I 5 Stelle che si opposero alla candidatura dell’Olimpiade estiva di Roma hanno appoggiata la candidatura di quelle invernali di Milano-Cortina e delle Atp Finals di tennis a Torino.
“Evidentemente i tempi erano diversi, come testimonia il consenso popolare, così come differenti sono i presupposti di sostenibilità dei progetti. Oggi l’idea che i nuovi impianti debbano essere fruibili per la collettività e per tutti gli sport è un concetto condiviso da tutti. Ed è alla base dei due ambizioni progetti. In aula, martedì si è votato il Decreto Legge sull’Olimpiade di Milano-Cortina e tutte le forze politiche hanno chiesto grande trasparenza e controllo dei costi. L’Italia, col suo capitale unico di cultura e di bellezze naturali, ha un grande ed unico potenziale”.
Lo sport italiano è ancora molto maschilista?
“Io per primo mi sono dovuto ricredere sulle capacità e le possibilità delle atlete donne. Dopo l’Olimpiade di Los Angeles, quando smisi l’attività agonistica e diventai dt, presi il ruolo di responsabile tecnico delle donne un po’ come una ‘diminutio’. A livello generale, il judo femminile era considerato poco o niente ma, giorno dopo giorno, ho cambiato idea vedendo come le donne reagivano agli input, come erano più inclini dei maschi ad ascoltare, a mettere in pratica e a seguire un certo metodo di lavoro, come erano e sono più attente ai particolari. Le donne sono ferree nelle decisioni. Ricordo che quando proposi alla Quintavalle di scendere di categoria di peso dai 63 ai 57 chili, rispose subito sì, nemmeno ci pensò, fidandosi del suo allenatore e del progetto”.
Da atleta lei era un maestro dei particolari.
“Il judo non è solo movimenti, parate, attacchi e contrattacchi, non è solo forza, tecnica e resistenza, è anche capacità di gestione della situazione e quindi reazione alle difficoltà. Proprio come nella vita. Io ai campionati del Mondo ho vinto cinque incontri di fila per decisione arbitrale: per riuscirci devi saper valutare tutto, anche i tempi e il comportamento degli arbitri, quello che stanno per decidere e anticiparli magari con delle finte e attacchi”.
Da allenatore e da politico, che consiglia ai giovani?

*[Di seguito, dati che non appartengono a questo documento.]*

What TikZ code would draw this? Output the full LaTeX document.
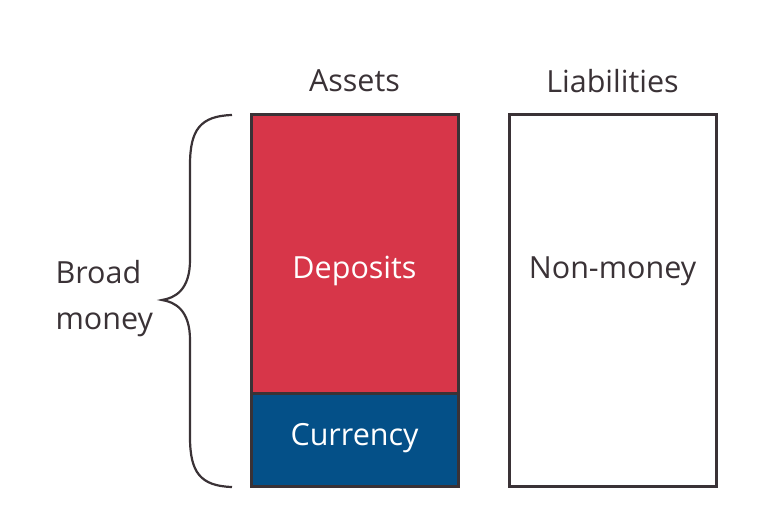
\documentclass[tikz,border=0pt]{standalone}
\usepackage{fontspec}
\setmainfont{Open Sans}
\definecolor{ink}{HTML}{3A3236}
\definecolor{depred}{HTML}{D73649}
\definecolor{curblue}{HTML}{045088}
\begin{document}
\begin{tikzpicture}[x=1pt,y=-1pt,
  box/.style={draw=ink,line width=3pt},
  lbl/.style={font=\fontsize{30.5}{34}\selectfont,text=ink},
  inlbl/.style={font=\fontsize{30.5}{34}\selectfont,text=white}]
\useasboundingbox (0,0) rectangle (770,526);
\fill[depred] (251,115) rectangle (458,393);
\fill[curblue] (251,393) rectangle (458,486);
\draw[box] (251,393) -- (458,393);
\draw[box] (251,115) rectangle (458,486);
\draw[box] (509,115) rectangle (716,486);
\node[inlbl] (dep) at (354.5,271) {Deposits};
\node[inlbl] (cur) at (354.5,438) {Currency};
\node[lbl] (nm) at (612.5,271) {Non-money};
\node[lbl] (as) at (354.5,81) {Assets};
\node[lbl] (li) at (612.5,81) {Liabilities};
\node[lbl,align=left,anchor=west,font=\fontsize{30.5}{46}\selectfont] (bm) at (52,299) {Broad\\money};
\draw[ink,line width=2.2pt,line join=miter]
  (232,115) .. controls (200,116) and (190,130) .. (190,165)
  -- (190,260) .. controls (190,290) and (175,298) .. (162,300)
  .. controls (175,302) and (190,310) .. (190,340)
  -- (190,437) .. controls (190,472) and (200,486) .. (232,487);
\end{tikzpicture}
\end{document}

“Fate tanto sport, aiuta il fisico e la mente. Aiuta, fa aggregazione, come la scuola, ti insegna e ti abitua a rapportarti agli altri, ai coetanei, ti fa capire i tuoi limiti, ti fa apprezzare le qualità degli altri, e soprattutto ti dà regole di vita e ti insegna il rispetto. Se si assimila da bambini è più facile che diventi stile di vita. Lo sport fa anche staccare gli occhi dai telefonini. Non si può essere attaccati al web fino a un’ora prima della gara, distoglie troppo, anche dai rapporti familiari”.
E che cosa chiede allo sport italiano?
“Meno calcio, che sui media non ci si ricordi delle altre discipline solo ogni quattro anni, alle Olimpiadi. Le nostre competenze sportive, come popolo, si devono allargare. Pensiamo ad altri sport come il tamburello che in paesi non lontani, come la Francia, hanno la loro dignità. Quando gareggiavo, avevo le finali di domenica e il giorno dopo trovavo al massimo un trafiletto sui giornali della mia prova, anche se avevo vinto un titolo europeo. Abbiamo fatto tanti passi avanti, manca quello fondamentale della divulgazione e del sostentamento di tutte le discipline. Che non sono mai minori”.